BURGERKILL, Venomous  (2011, Xenophobic)

The skull:
Technically this cover breaks the “no skulls” rule, but as the emblem on the forehead of the main skull looks like a temporary henna tattoo, we’ll let it slide. Too bad it’s there, though, because it’s a redundant little mark marring an otherwise impressive piece of artwork. While the art was likely computer generated, it looks like it could just as easily be painted on canvas. The jaw/teeth area being supplanted by a metallic, razor-like implement is a cool touch. There’s nothing hilarious I can say about this, because it’s actually a quality skull cover without any trace of irony or silliness.

The music:
This is not exactly lame, but it’s definitely not my cup of tea either. I’ll give credit to Burgerkill for their musical talent — super-tight rhythms and riffs, virtuosic solos, difficult transitions that flow and are made to sound easy — but it’s only recommended if you’re into stuff like Killswitch Engage, Machine Head, Lamb of God, Trivium and maybe even post-Liiva Arch Enemy.
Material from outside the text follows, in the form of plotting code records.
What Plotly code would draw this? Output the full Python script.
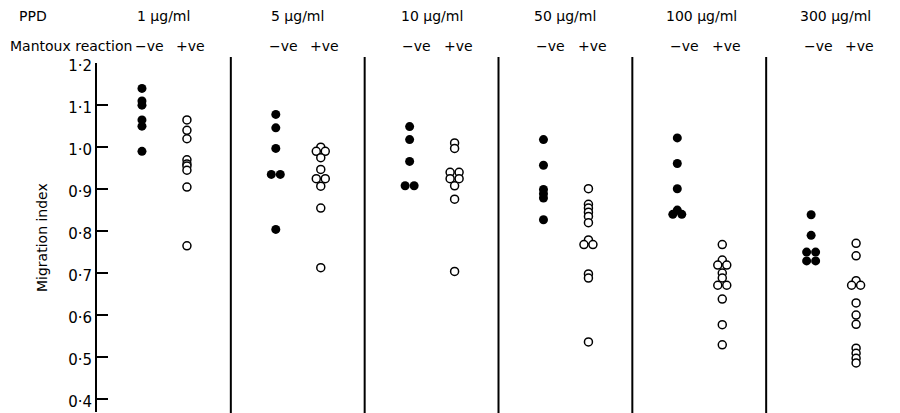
import plotly.graph_objects as go
from collections import Counter

# ---- data ----
conc_labels = ["1 μg/ml", "5 μg/ml", "10 μg/ml", "50 μg/ml", "100 μg/ml", "300 μg/ml"]

neg_1 = [1.14, 1.11, 1.10, 1.065, 1.05, 0.99]
pos_1 = [1.065, 1.04, 1.02, 0.97, 0.96, 0.955, 0.945, 0.905, 0.765]

neg_5 = [1.078, 1.046, 0.997, 0.935, 0.935, 0.804]
pos_5 = [1.0, 0.99, 0.99, 0.975, 0.947, 0.925, 0.925, 0.907, 0.855, 0.713]

neg_10 = [1.049, 1.018, 0.966, 0.908, 0.908]
pos_10 = [1.01, 0.997, 0.94, 0.94, 0.925, 0.925, 0.908, 0.876, 0.704]

neg_50 = [1.018, 0.957, 0.899, 0.889, 0.879, 0.827]
pos_50 = [0.901, 0.864, 0.855, 0.845, 0.835, 0.82, 0.779, 0.768, 0.768, 0.698, 0.688, 0.536]

neg_100 = [1.022, 0.961, 0.901, 0.85, 0.84, 0.84]
pos_100 = [0.768, 0.731, 0.719, 0.719, 0.70, 0.688, 0.671, 0.671, 0.638, 0.577, 0.529]

neg_300 = [0.839, 0.79, 0.75, 0.75, 0.729, 0.729]
pos_300 = [0.771, 0.741, 0.682, 0.671, 0.671, 0.629, 0.60, 0.578, 0.521, 0.509, 0.497, 0.486]

neg_groups = [neg_1, neg_5, neg_10, neg_50, neg_100, neg_300]
pos_groups = [pos_1, pos_5, pos_10, pos_50, pos_100, pos_300]

tick_vals = [0.4, 0.5, 0.6, 0.7, 0.8, 0.9, 1.0, 1.1, 1.2]
tick_text = ["0·4", "0·5", "0·6", "0·7", "0·8", "0·9", "1·0", "1·1", "1·2"]

# ---- layout geometry ----
W, H = 900, 413
ML, MR, MT, MB = 97, 0, 63, 1
PW = W - ML - MR
PH = H - MT - MB
N = len(conc_labels)
UNIT_PER_PX = N / PW
Y_TOP = 1.2
PX_PER_UNIT = 420.0
Y_BOTTOM = Y_TOP - PH / PX_PER_UNIT
FONT = "DejaVu Sans"


def swarm(vals, center, spacing_px=9):
    counts = Counter(vals)
    seen = {}
    xs = []
    for v in vals:
        n = counts[v]
        k = seen.get(v, 0)
        seen[v] = k + 1
        xs.append(center + (k - (n - 1) / 2) * spacing_px * UNIT_PER_PX)
    return xs


fig = go.Figure()
for i in range(N):
    fig.add_trace(go.Scatter(
        x=swarm(neg_groups[i], i + 0.336), y=neg_groups[i], mode="markers",
        marker=dict(size=9, color="black", line=dict(width=0)),
        showlegend=False, hoverinfo="y"))
    fig.add_trace(go.Scatter(
        x=swarm(pos_groups[i], i + 0.672), y=pos_groups[i], mode="markers",
        marker=dict(size=8, color="white", line=dict(width=1.5, color="black")),
        showlegend=False, hoverinfo="y"))

shapes = []
for i in range(1, N):
    shapes.append(dict(type="line", xref="x", yref="paper", x0=i, x1=i,
                       y0=-(MB + 2) / PH, y1=1 + 6 / PH,
                       line=dict(color="black", width=2)))

def py(px_from_top):
    return (H - MB - px_from_top) / PH

def pxx(px):
    return (px - ML) / PW

annotations = []
annotations.append(dict(text="PPD", xref="paper", yref="paper", x=pxx(17), y=py(16),
                        xanchor="left", yanchor="middle", showarrow=False,
                        font=dict(size=14, color="black", family=FONT)))
annotations.append(dict(text="Mantoux reaction", xref="paper", yref="paper", x=pxx(8), y=py(46),
                        xanchor="left", yanchor="middle", showarrow=False,
                        font=dict(size=14, color="black", family=FONT)))
for i, lab in enumerate(conc_labels):
    annotations.append(dict(text=lab, xref="x", yref="paper", x=i + 0.5 + (0.02 if i >= 4 else 0), y=py(16),
                            xanchor="center", yanchor="middle", showarrow=False,
                            font=dict(size=14, color="black", family=FONT)))
    annotations.append(dict(text="−ve", xref="x", yref="paper", x=i + 0.39, y=py(46),
                            xanchor="center", yanchor="middle", showarrow=False,
                            font=dict(size=14, color="black", family=FONT)))
    annotations.append(dict(text="+ve", xref="x", yref="paper", x=i + 0.70, y=py(46),
                            xanchor="center", yanchor="middle", showarrow=False,
                            font=dict(size=14, color="black", family=FONT)))
annotations.append(dict(text="Migration index", xref="paper", yref="paper", x=pxx(42), y=py(238),
                        xanchor="center", yanchor="middle", textangle=-90, showarrow=False,
                        font=dict(size=14, color="black", family=FONT)))

fig.update_layout(
    width=W, height=H,
    margin=dict(l=ML, r=MR, t=MT, b=MB, autoexpand=False),
    paper_bgcolor="white", plot_bgcolor="white",
    xaxis=dict(range=[0, N], visible=False, fixedrange=True),
    yaxis=dict(range=[Y_BOTTOM, Y_TOP + 0.0005], tickvals=tick_vals, ticktext=tick_text,
               showline=True, linecolor="black", linewidth=2,
               ticks="inside", ticklen=11, tickwidth=2, tickcolor="black",
               showgrid=False, zeroline=False, automargin=False,
               ticklabeloverflow="allow", ticklabelshift=3,
               tickfont=dict(size=15, color="black", family=FONT)),
    shapes=shapes, annotations=annotations,
    showlegend=False,
)

fig.write_html("out.html", config={"displayModeBar": False},
               post_script="document.body.style.margin='0';document.body.style.overflow='hidden';")
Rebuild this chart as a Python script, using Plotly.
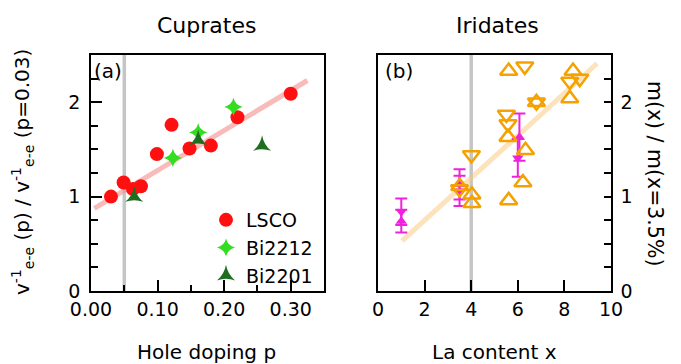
import plotly.graph_objects as go

# ---------------- data ----------------
lsco_p = [0.030, 0.049, 0.063, 0.075, 0.099, 0.121, 0.148, 0.180, 0.220, 0.300]
lsco_v = [1.00, 1.15, 1.08, 1.11, 1.45, 1.76, 1.51, 1.54, 1.84, 2.09]
bi2212_p = [0.123, 0.161, 0.214]
bi2212_v = [1.41, 1.68, 1.95]
bi2201_p = [0.065, 0.161, 0.257]
bi2201_v = [1.00, 1.60, 1.54]
cup_fit_p = [0.005, 0.325]
cup_fit_v = [0.875, 2.23]
cup_ref_p = 0.05

ir_up_x = [5.61, 8.37, 8.23, 6.80, 5.58, 6.33, 3.51, 4.03, 4.03, 6.22, 5.61]
ir_up_y = [2.33, 2.33, 2.04, 2.00, 1.63, 1.49, 1.11, 1.02, 0.93, 1.15, 0.96]
ir_dn_x = [6.30, 8.66, 8.23, 6.80, 5.51, 5.58, 4.01, 3.50]
ir_dn_y = [2.38, 2.25, 2.22, 2.00, 1.87, 1.77, 1.44, 1.08]
mg_up_x = [1.0, 3.5, 6.07]
mg_up_y = [0.74, 1.13, 1.63]
mg_up_err = [0.12, 0.16, 0.25]
mg_dn_x = [1.0, 3.5, 6.0]
mg_dn_y = [0.84, 1.06, 1.41]
mg_dn_err = [0.14, 0.16, 0.20]
ir_fit_x = [1.03, 9.4]
ir_fit_y = [0.53, 2.41]
ir_ref_x = 4.0

W, H = 681, 364
FONT = "DejaVu Sans"

fig = go.Figure()

# --- reference (vertical gray) lines
fig.add_trace(go.Scatter(x=[cup_ref_p, cup_ref_p], y=[0, 2.5], mode="lines",
                         line=dict(color="rgba(150,150,150,0.55)", width=3.5),
                         xaxis="x", yaxis="y", showlegend=False, hoverinfo="skip"))
fig.add_trace(go.Scatter(x=[ir_ref_x, ir_ref_x], y=[0, 2.5], mode="lines",
                         line=dict(color="rgba(150,150,150,0.55)", width=3.5),
                         xaxis="x2", yaxis="y2", showlegend=False, hoverinfo="skip"))

# --- fit lines
fig.add_trace(go.Scatter(x=cup_fit_p, y=cup_fit_v, mode="lines",
                         line=dict(color="rgba(245,140,140,0.6)", width=5),
                         xaxis="x", yaxis="y", showlegend=False))
fig.add_trace(go.Scatter(x=ir_fit_x, y=ir_fit_y, mode="lines",
                         line=dict(color="rgba(250,200,120,0.5)", width=5),
                         xaxis="x2", yaxis="y2", showlegend=False))

# --- cuprates
fig.add_trace(go.Scatter(x=lsco_p, y=lsco_v, mode="markers", name="LSCO",
                         marker=dict(symbol="circle", size=14, color="#ff1010"),
                         xaxis="x", yaxis="y"))
fig.add_trace(go.Scatter(x=bi2212_p, y=bi2212_v, mode="markers", name="Bi2212",
                         marker=dict(symbol="star-diamond", size=13, color="#33dd22"),
                         xaxis="x", yaxis="y"))
fig.add_trace(go.Scatter(x=bi2201_p, y=bi2201_v, mode="markers", name="Bi2201",
                         marker=dict(symbol="star-triangle-up", size=13, color="#1f6e1f"),
                         xaxis="x", yaxis="y"))

# --- iridates
fig.add_trace(go.Scatter(x=mg_up_x, y=mg_up_y, mode="markers",
                         error_y=dict(type="data", array=mg_up_err, color="#ee22dd",
                                      thickness=2, width=6),
                         marker=dict(symbol="triangle-up", size=10, color="#ee22dd"),
                         xaxis="x2", yaxis="y2", showlegend=False))
fig.add_trace(go.Scatter(x=mg_dn_x, y=mg_dn_y, mode="markers",
                         error_y=dict(type="data", array=mg_dn_err, color="#ee22dd",
                                      thickness=2, width=6),
                         marker=dict(symbol="triangle-down", size=10, color="#ee22dd"),
                         xaxis="x2", yaxis="y2", showlegend=False))
fig.add_trace(go.Scatter(x=ir_up_x, y=ir_up_y, mode="markers",
                         marker=dict(symbol="triangle-up-open", size=15,
                                     color="#f5a200", line=dict(width=2.5, color="#f5a200")),
                         xaxis="x2", yaxis="y2", showlegend=False))
fig.add_trace(go.Scatter(x=ir_dn_x, y=ir_dn_y, mode="markers",
                         marker=dict(symbol="triangle-down-open", size=15,
                                     color="#f5a200", line=dict(width=2.5, color="#f5a200")),
                         xaxis="x2", yaxis="y2", showlegend=False))

axis_common = dict(showline=True, linecolor="black", linewidth=1.5, mirror=True,
                   ticks="inside", tickcolor="black", tickwidth=1.5, showgrid=False,
                   zeroline=False, automargin=False,
                   tickfont=dict(family=FONT, size=19, color="black"))

def ann(text, xpx, ypx, size, angle=0):
    return dict(text=text, x=xpx / W, y=(H - ypx) / H, xref="paper", yref="paper",
                xanchor="center", yanchor="middle", showarrow=False,
                textangle=angle, font=dict(family=FONT, size=size, color="black"))

fig.update_layout(
    width=W, height=H, margin=dict(l=0, r=0, t=0, b=0, autoexpand=False),
    paper_bgcolor="white", plot_bgcolor="white",
    font=dict(family=FONT, color="black"),
    xaxis=dict(domain=[91 / W, 324 / W], range=[0, 0.35], dtick=0.1, tick0=0,
               tickformat=".2f", ticklen=11,
               minor=dict(dtick=0.05, tick0=0, ticks="inside", ticklen=6,
                          tickcolor="black", tickwidth=1.5),
               anchor="y", **axis_common),
    yaxis=dict(domain=[(H - 291) / H, (H - 55) / H], range=[0, 2.5], dtick=1,
               ticklen=11, ticklabelstandoff=5,
               minor=dict(dtick=0.25, ticks="inside", ticklen=7,
                          tickcolor="black", tickwidth=1.5),
               anchor="x", **axis_common),
    xaxis2=dict(domain=[378 / W, 611 / W], range=[0, 10], dtick=2, ticklen=11,
                anchor="y2", **axis_common),
    yaxis2=dict(domain=[(H - 291) / H, (H - 55) / H], range=[0, 2.5], dtick=1,
                side="right", ticklen=7, ticklabelstandoff=4,
                minor=dict(dtick=0.25, ticks="inside", ticklen=7,
                           tickcolor="black", tickwidth=1.5),
                anchor="x2", **axis_common),
    legend=dict(x=206 / W, y=(H - 201) / H, xanchor="left", yanchor="top",
                bgcolor="rgba(0,0,0,0)", font=dict(family=FONT, size=19),
                tracegroupgap=0, itemwidth=30),
    annotations=[
        ann("Cuprates", 206, 26, 22),
        ann("Iridates", 497, 26, 22),
        ann("Hole doping p", 207, 352, 20),
        ann("La content x", 494, 352, 20),
        ann("v<sup>-1</sup><sub>e-e</sub> (p) / v<sup>-1</sup><sub>e-e</sub> (p=0.03)",
            22, 172, 20, -90),
        ann("m(x) / m(x=3.5%)", 655, 173, 20.5, 90),
        ann("(a)", 108, 71, 20),
        ann("(b)", 399, 71, 20),
    ],
)

fig.write_html("out.html")
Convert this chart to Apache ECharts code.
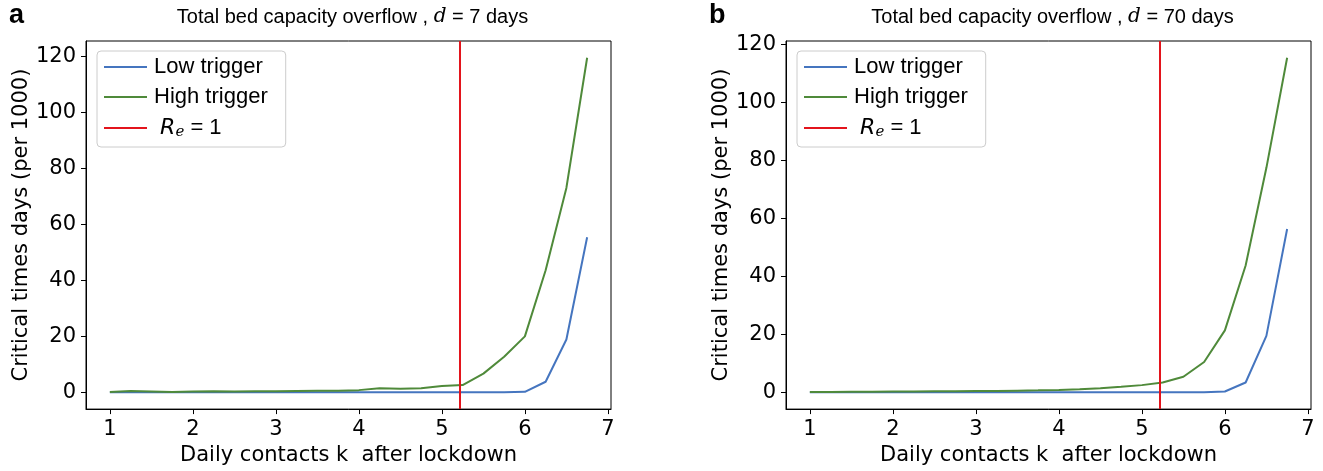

The vocals are typical of this sort of metalcore thing, generic barks that sound exactly like any of the other zillion guys that sing like this. The requisite emo/melodic vocals — because metalcore is, after all, totally about formula — are peripheral and fail at being memorable. For what it’s worth, these guys are probably better than the majority of others still slogging away in this regrettable sub-genre, but they’ll need a better name than Burgerkill to be taken seriously on the global level. They’re probably even the best Indonesian band I’ve ever heard, but then I can’t recall a single other Indonesian metal band off the top of my head, even though there are hundreds of them. My most lukewarm, uncommitted recommendation!